## Required work
Return the number of lines in which the word "matplotlib" appears; add nothing else.

════════════════

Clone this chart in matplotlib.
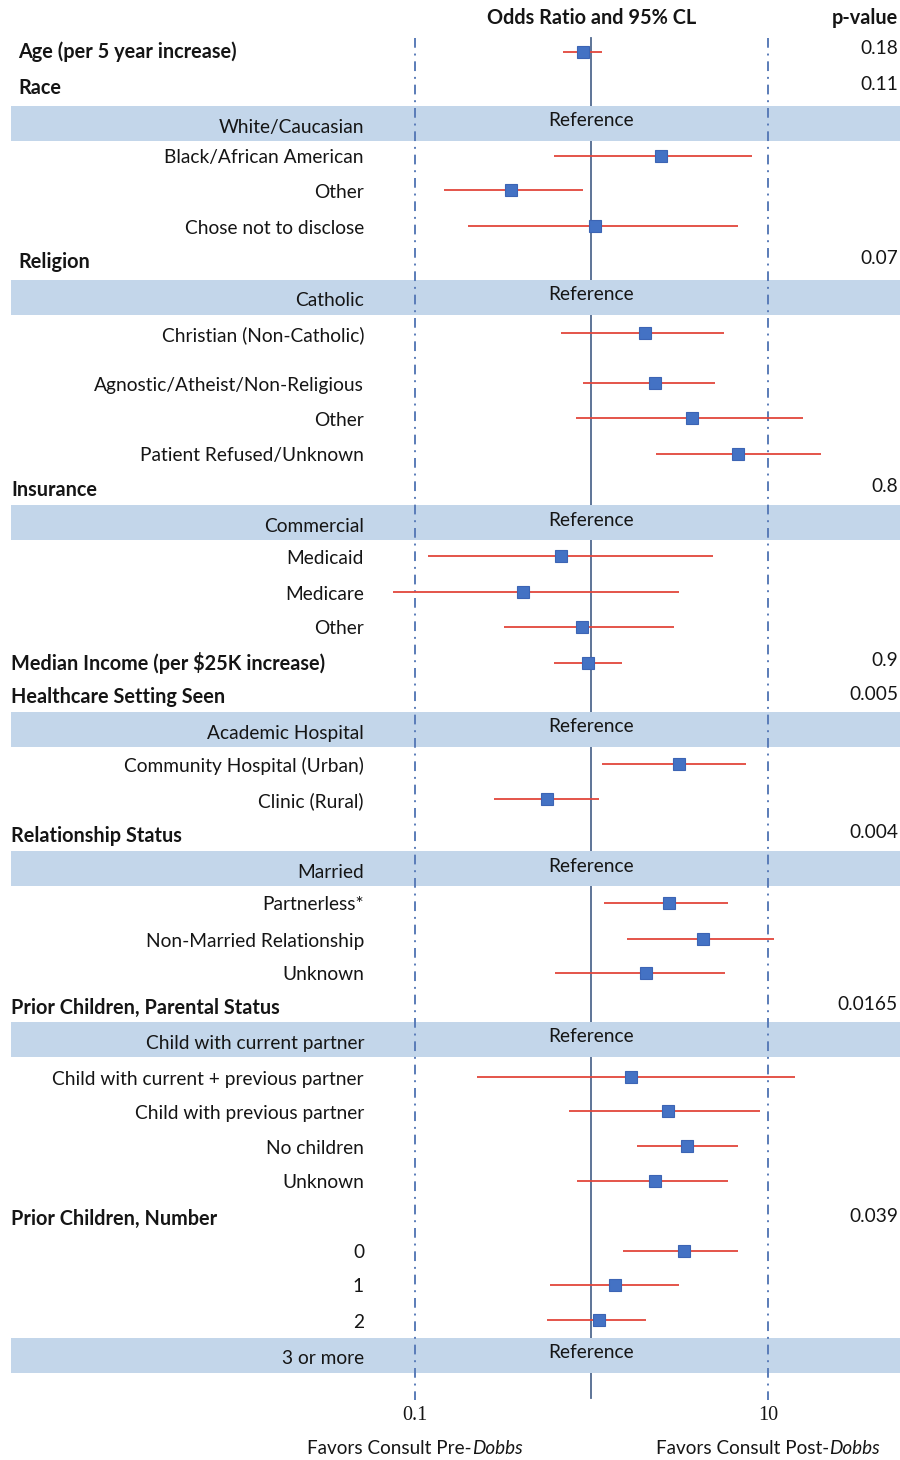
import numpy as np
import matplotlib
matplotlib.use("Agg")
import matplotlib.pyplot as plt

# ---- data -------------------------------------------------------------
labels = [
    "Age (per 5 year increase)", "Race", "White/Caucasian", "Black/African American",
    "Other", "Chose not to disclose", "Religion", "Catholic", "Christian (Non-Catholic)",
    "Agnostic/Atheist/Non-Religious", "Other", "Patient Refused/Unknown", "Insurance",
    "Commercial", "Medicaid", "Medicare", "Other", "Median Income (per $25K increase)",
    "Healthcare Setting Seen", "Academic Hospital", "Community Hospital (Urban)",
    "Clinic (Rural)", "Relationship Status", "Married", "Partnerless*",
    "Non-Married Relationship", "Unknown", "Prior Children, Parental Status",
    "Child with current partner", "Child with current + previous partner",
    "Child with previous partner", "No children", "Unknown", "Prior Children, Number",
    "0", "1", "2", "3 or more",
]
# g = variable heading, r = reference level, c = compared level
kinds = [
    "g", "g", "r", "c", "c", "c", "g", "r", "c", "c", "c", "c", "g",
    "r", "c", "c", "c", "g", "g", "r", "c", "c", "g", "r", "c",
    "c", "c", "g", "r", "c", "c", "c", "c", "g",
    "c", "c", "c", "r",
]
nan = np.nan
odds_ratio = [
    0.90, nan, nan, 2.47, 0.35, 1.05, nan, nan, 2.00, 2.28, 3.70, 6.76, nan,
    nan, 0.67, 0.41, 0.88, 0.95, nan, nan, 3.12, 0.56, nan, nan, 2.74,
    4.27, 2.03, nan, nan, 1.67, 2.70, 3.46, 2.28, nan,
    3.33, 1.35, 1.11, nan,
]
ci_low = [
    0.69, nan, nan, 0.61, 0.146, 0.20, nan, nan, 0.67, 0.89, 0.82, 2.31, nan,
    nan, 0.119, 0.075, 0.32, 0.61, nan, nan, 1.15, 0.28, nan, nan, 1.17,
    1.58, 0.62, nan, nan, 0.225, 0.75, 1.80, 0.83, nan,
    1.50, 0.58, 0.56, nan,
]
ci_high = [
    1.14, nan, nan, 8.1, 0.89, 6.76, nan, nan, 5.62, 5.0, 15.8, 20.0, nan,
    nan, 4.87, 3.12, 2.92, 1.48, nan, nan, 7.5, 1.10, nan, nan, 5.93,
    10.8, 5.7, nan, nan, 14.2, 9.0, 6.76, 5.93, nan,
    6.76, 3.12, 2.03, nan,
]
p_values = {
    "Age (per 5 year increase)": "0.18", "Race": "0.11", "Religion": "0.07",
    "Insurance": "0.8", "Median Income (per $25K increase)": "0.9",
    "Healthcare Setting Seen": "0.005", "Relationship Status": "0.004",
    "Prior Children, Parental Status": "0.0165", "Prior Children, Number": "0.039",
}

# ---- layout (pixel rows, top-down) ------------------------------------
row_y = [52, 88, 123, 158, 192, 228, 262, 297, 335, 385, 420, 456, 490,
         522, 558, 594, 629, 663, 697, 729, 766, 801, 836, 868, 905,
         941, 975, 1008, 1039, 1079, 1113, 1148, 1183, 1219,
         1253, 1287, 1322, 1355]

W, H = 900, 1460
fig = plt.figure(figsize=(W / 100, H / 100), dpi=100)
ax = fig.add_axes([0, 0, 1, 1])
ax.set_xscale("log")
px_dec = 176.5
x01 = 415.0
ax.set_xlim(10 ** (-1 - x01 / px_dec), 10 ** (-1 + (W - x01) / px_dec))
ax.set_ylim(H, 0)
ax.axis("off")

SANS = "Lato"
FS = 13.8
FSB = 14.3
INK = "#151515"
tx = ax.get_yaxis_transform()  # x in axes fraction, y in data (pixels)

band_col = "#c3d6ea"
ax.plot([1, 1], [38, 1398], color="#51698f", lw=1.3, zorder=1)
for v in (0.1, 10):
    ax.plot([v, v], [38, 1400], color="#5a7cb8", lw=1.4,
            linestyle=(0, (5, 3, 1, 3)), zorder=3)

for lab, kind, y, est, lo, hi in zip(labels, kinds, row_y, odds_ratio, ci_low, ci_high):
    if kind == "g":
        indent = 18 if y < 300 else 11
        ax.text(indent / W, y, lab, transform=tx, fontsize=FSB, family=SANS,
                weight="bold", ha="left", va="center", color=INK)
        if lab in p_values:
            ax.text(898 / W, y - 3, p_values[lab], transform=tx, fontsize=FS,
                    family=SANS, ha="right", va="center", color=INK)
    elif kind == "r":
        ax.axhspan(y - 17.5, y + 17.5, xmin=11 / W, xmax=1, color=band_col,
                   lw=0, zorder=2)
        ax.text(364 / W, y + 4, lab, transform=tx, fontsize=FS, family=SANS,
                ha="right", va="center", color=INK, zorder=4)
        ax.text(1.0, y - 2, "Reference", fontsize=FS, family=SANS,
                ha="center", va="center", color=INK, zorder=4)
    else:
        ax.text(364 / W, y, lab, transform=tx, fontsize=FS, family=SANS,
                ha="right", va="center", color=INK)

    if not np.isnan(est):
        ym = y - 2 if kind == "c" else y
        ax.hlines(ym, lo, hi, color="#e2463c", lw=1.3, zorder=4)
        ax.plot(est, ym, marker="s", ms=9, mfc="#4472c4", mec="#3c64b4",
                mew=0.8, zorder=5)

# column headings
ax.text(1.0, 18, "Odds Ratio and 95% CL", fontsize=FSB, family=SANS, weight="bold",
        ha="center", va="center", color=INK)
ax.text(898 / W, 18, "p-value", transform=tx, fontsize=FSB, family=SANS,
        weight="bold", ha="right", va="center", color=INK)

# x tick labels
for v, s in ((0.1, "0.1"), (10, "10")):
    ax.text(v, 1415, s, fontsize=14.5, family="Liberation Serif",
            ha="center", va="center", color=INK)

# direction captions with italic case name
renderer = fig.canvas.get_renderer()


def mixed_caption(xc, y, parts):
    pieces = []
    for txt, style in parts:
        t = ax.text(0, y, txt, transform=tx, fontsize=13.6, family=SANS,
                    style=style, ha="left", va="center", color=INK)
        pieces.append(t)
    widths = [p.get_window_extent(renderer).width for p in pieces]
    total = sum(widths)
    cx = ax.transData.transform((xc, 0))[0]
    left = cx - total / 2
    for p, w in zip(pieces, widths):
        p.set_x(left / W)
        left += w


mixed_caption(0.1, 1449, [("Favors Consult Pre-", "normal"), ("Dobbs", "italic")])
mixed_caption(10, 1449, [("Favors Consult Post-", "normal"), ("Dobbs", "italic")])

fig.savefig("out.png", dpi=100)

════════════════

## Task result
4